Print the material below exactly as it stands, please, from its first line to the line holding "(yopt.south) -- (yoptend);", with no pictures.
________________________________________
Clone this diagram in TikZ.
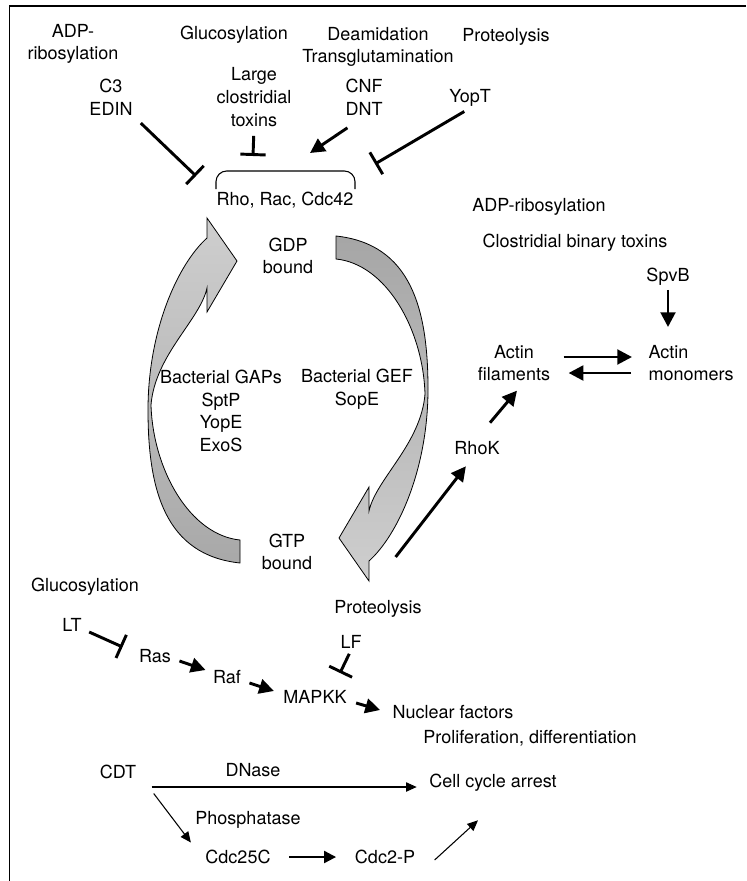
\documentclass[tikz,border=0pt]{standalone}
\usepackage{fontspec}
\setmainfont{TeX Gyre Heros}
\usetikzlibrary{arrows.meta}
\newcommand{\lblfont}{\fontsize{13.5}{17}\selectfont}

\begin{document}
\begin{tikzpicture}[x=0.75pt, y=-0.75pt,
		lbl/.style={font=\lblfont, align=center, inner sep=1pt},
		act/.style={line width=2.2pt, -{Triangle[length=11pt,width=11pt]}},
		inh/.style={line width=2.2pt, -{Bar[width=19pt]}},
		thinact/.style={line width=0.8pt, -{Triangle[length=8pt,width=7pt]}},
		midact/.style={line width=1.6pt, -{Triangle[length=9pt,width=9pt]}},
		cyclearrow/.style={draw, line width=0.6pt}]
		\useasboundingbox (0,0) rectangle (746,881);
		\draw[line width=1.4pt] (746,6) -- (9.5,6) -- (9.5,881);
		
		% toxins acting on Rho, Rac, Cdc42
		\node[lbl] (adp) at (73,44) {ADP-\\ribosylation};
		\node[lbl] (c3) at (111,97) {C3\\EDIN};
		\node[lbl] (gluc) at (234,35) {Glucosylation};
		\node[lbl] (lct) at (254,97) {Large\\clostridial\\toxins};
		\node[lbl] (deam) at (378,47) {Deamidation\\Transglutamination};
		\node[lbl] (cnf) at (364,97) {CNF\\DNT};
		\node[lbl] (prot) at (506,37) {Proteolysis};
		\node[lbl] (yopt) at (470,98) {YopT};
		\node[lbl] (rho) at (285,200) {Rho, Rac, Cdc42};
		\draw[line width=0.8pt, rounded corners=8pt] (216,189) -- (216,171) -- (355,171) -- (355,189);
		
		\coordinate (c3end) at (196,176);
		\coordinate (lctend) at (253,156);
		\coordinate (cnfend) at (310,153);
		\coordinate (yoptend) at (375,164);
		\draw[inh, shorten <=7pt] (c3.south east) -- (c3end);
		\draw[inh, shorten <=6pt] (lct.south) -- (lctend);
		\draw[act, shorten <=15pt] (cnf.south) -- (cnfend);
		\draw[inh, shorten <=5pt] (yopt.south) -- (yoptend);
		
		% GDP/GTP cycle
		\path[cyclearrow, top color=gray!38, bottom color=gray!68]
			(240,563) .. controls (165,555) and (148,490) .. (148,410)
			.. controls (148,330) and (178,264) .. (207,238)
			-- (207,218) -- (237,261) -- (207,312) -- (207,288)
			.. controls (200,320) and (155,355) .. (151,405)
			.. controls (153,470) and (190,535) .. (240,540) -- cycle;
		\path[cyclearrow, top color=gray!70, bottom color=gray!38]
			(336,236) .. controls (411,244) and (428,309) .. (428,389)
			.. controls (428,469) and (398,535) .. (369,561)
			-- (369,581) -- (339,538) -- (369,487) -- (369,511)
			.. controls (376,479) and (421,444) .. (425,394)
			.. controls (423,329) and (386,264) .. (336,259) -- cycle;
		\node[lbl] (gdp) at (288,256) {GDP\\bound};
		\node[lbl] (gtp) at (287,552) {GTP\\bound};
		\node[lbl] (gaps) at (221,411) {Bacterial GAPs\\SptP\\YopE\\ExoS};
		\node[lbl] (gef) at (357,389) {Bacterial GEF\\SopE};
		
		% actin
		\node[lbl] (adp2) at (539,207) {ADP-ribosylation};
		\node[lbl] (cbt) at (575,243) {Clostridial binary toxins};
		\node[lbl] (spvb) at (668,277) {SpvB};
		\node[lbl] (fil) at (514,363) {Actin\\filaments};
		\node[lbl, align=left, anchor=west] (mono) at (647,363) {Actin\\monomers};
		\node[lbl] (rhok) at (477,448) {RhoK};
		\coordinate (spvbend) at (668,327);
		\coordinate (gtpout) at ([shift={(82,5)}]gtp.east);
		\draw[act, shorten <=2pt] (spvb.south) -- (spvbend);
		\draw[act] ([shift={(12,-6)}]fil.east) -- ([shift={(-15,-6)}]mono.west);
		\draw[act] ([shift={(-16,10)}]mono.west) -- ([shift={(17,10)}]fil.east);
		\draw[act] ([shift={(13,-17)}]rhok.north) -- ([shift={(3,8)}]fil.south);
		\draw[act] (gtpout) -- ([shift={(13,10)}]rhok.south west);
		
		% Ras pathway
		\node[lbl] (gluc2) at (85,587) {Glucosylation};
		\node[lbl] (prot2) at (378,609) {Proteolysis};
		\node[lbl] (lt) at (72,625) {LT};
		\node[lbl] (ras) at (155,656) {Ras};
		\node[lbl] (raf) at (227,677) {Raf};
		\node[lbl] (mapkk) at (315,697) {MAPKK};
		\node[lbl] (lf) at (351,642) {LF};
		\node[lbl] (nuc) at (453,712) {Nuclear factors};
		\node[lbl] (prolif) at (530,738) {Proliferation, differentiation};
		\coordinate (lfend) at (340,673);
		\draw[inh] ([shift={(6,7)}]lt.east) -- ([shift={(-15,-9)}]ras.west);
		\draw[act] ([shift={(7,5)}]ras.east) -- ([shift={(-6,-7)}]raf.west);
		\draw[act] ([shift={(7,6)}]raf.east) -- ([shift={(-8,-6)}]mapkk.west);
		\draw[act] ([shift={(8,6)}]mapkk.east) -- ([shift={(-11,-2)}]nuc.west);
		\draw[inh, shorten <=3pt] (lf.south) -- (lfend);
		
		% CDT
		\node[lbl] (cdt) at (118,772) {CDT};
		\node[lbl] (dnase) at (253,770) {DNase};
		\node[lbl] (arrest) at (493,783) {Cell cycle arrest};
		\node[lbl] (phos) at (248,820) {Phosphatase};
		\node[lbl] (cdc25) at (238,857) {Cdc25C};
		\node[lbl] (cdc2) at (385,857) {Cdc2-P};
		\draw[thinact] ([shift={(14,15)}]cdt.east) -- ([shift={(-11,4)}]arrest.west);
		\draw[thinact] ([shift={(16,13)}]cdt.south east) -- ([shift={(-13,-6)}]cdc25.north west);
		\draw[midact] ([xshift=13]cdc25.east) -- ([xshift=-13]cdc2.west);
		\draw[thinact] ([shift={(18,3)}]cdc2.east) -- ([shift={(-15,27)}]arrest.south);
	\end{tikzpicture}
\end{document}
________________________________________
▸ **OUTPUT BELOW**:
Clone this diagram in TikZ.
\documentclass[tikz,border=0pt]{standalone}
\usepackage{fontspec}
\setmainfont{TeX Gyre Heros}
\usetikzlibrary{arrows.meta}
\newcommand{\lblfont}{\fontsize{13.5}{17}\selectfont}

\begin{document}
\begin{tikzpicture}[x=0.75pt, y=-0.75pt,
		lbl/.style={font=\lblfont, align=center, inner sep=1pt},
		act/.style={line width=2.2pt, -{Triangle[length=11pt,width=11pt]}},
		inh/.style={line width=2.2pt, -{Bar[width=19pt]}},
		thinact/.style={line width=0.8pt, -{Triangle[length=8pt,width=7pt]}},
		midact/.style={line width=1.6pt, -{Triangle[length=9pt,width=9pt]}},
		cyclearrow/.style={draw, line width=0.6pt}]
		\useasboundingbox (0,0) rectangle (746,881);
		\draw[line width=1.4pt] (746,6) -- (9.5,6) -- (9.5,881);
		
		% toxins acting on Rho, Rac, Cdc42
		\node[lbl] (adp) at (73,44) {ADP-\\ribosylation};
		\node[lbl] (c3) at (111,97) {C3\\EDIN};
		\node[lbl] (gluc) at (234,35) {Glucosylation};
		\node[lbl] (lct) at (254,97) {Large\\clostridial\\toxins};
		\node[lbl] (deam) at (378,47) {Deamidation\\Transglutamination};
		\node[lbl] (cnf) at (364,97) {CNF\\DNT};
		\node[lbl] (prot) at (506,37) {Proteolysis};
		\node[lbl] (yopt) at (470,98) {YopT};
		\node[lbl] (rho) at (285,200) {Rho, Rac, Cdc42};
		\draw[line width=0.8pt, rounded corners=8pt] (216,189) -- (216,171) -- (355,171) -- (355,189);
		
		\coordinate (c3end) at (196,176);
		\coordinate (lctend) at (253,156);
		\coordinate (cnfend) at (310,153);
		\coordinate (yoptend) at (375,164);
		\draw[inh, shorten <=7pt] (c3.south east) -- (c3end);
		\draw[inh, shorten <=6pt] (lct.south) -- (lctend);
		\draw[act, shorten <=15pt] (cnf.south) -- (cnfend);
		\draw[inh, shorten <=5pt] (yopt.south) -- (yoptend);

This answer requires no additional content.